Per tutto quanto innanzi, ha errato, pertanto, la Corte territoriale nell’identificare recisamente il dies a quo della prescrizione nella data del pensionamento, profilo di per sé sprovvisto di valenza significativa ai fini della rigorosa verifica imposta dalla legge in ordine al bagaglio cognitivo dell’interessato. Come traspare dal menzionato brano della impugnata sentenza, la pronuncia costruisce un processo di automatica inferenza logica, senza alcuna valutazione in concreto di quella consapevolezza o di quella conoscibilità che configurano presupposti imprescindibili della fattispecie delineata dalla legge (si vedano le pronunce richiamate in ord. 7446/2024, già del 2022 -n.36561, 36102, 30172, 30163). Né, per come innanzi visto, sull’elemento della consapevolezza o della conoscibilità, forniscono utili elementi di valutazione i richiami al dato puro e semplice della cessazione del rapporto lavorativo.

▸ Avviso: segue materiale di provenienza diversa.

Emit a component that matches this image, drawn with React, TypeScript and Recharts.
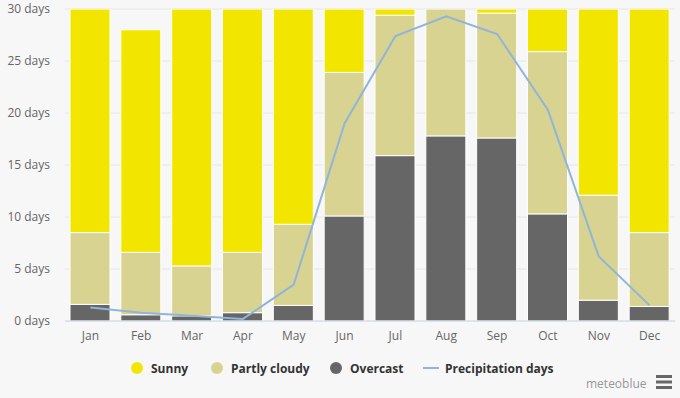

La Corte territoriale non si è attenuta ai suddetti principi ed ha fatto coincidere il dies a quo di decorrenza della prescrizione con la data del pensionamento, senza svolgere i necessari accertamenti per individuare il momento in cui l’attuale ricorrente avesse o potesse avere acquisito consapevolezza della avvenuta esposizione (nello stesso senso cfr. anche Cass. 23/02/2024 n.4898). Né dalla controparte, rimasta intimata, sono stati formulati rilievi critici che inducano a rimeditare l’orientamento di legittimità espresso.
Ne consegue, dando continuità ai principi di diritto enunciati da questa Corte in controversie analoghe, che la sentenza
impugnata deve essere cassata con rinvio restitutorio per un nuovo esame alla medesima Corte d’appello, anche per la regolazione delle spese del giudizio di legittimità.
P.Q.M.
La Corte accoglie il primo motivo di ricorso, assorbiti gli altri, cassa la sentenza impugnata e rinvia, anche per le spese del giudizio di legittimità, alla Corte d’Appello di Potenza.
Così deciso in Roma, il 27 settembre 2024.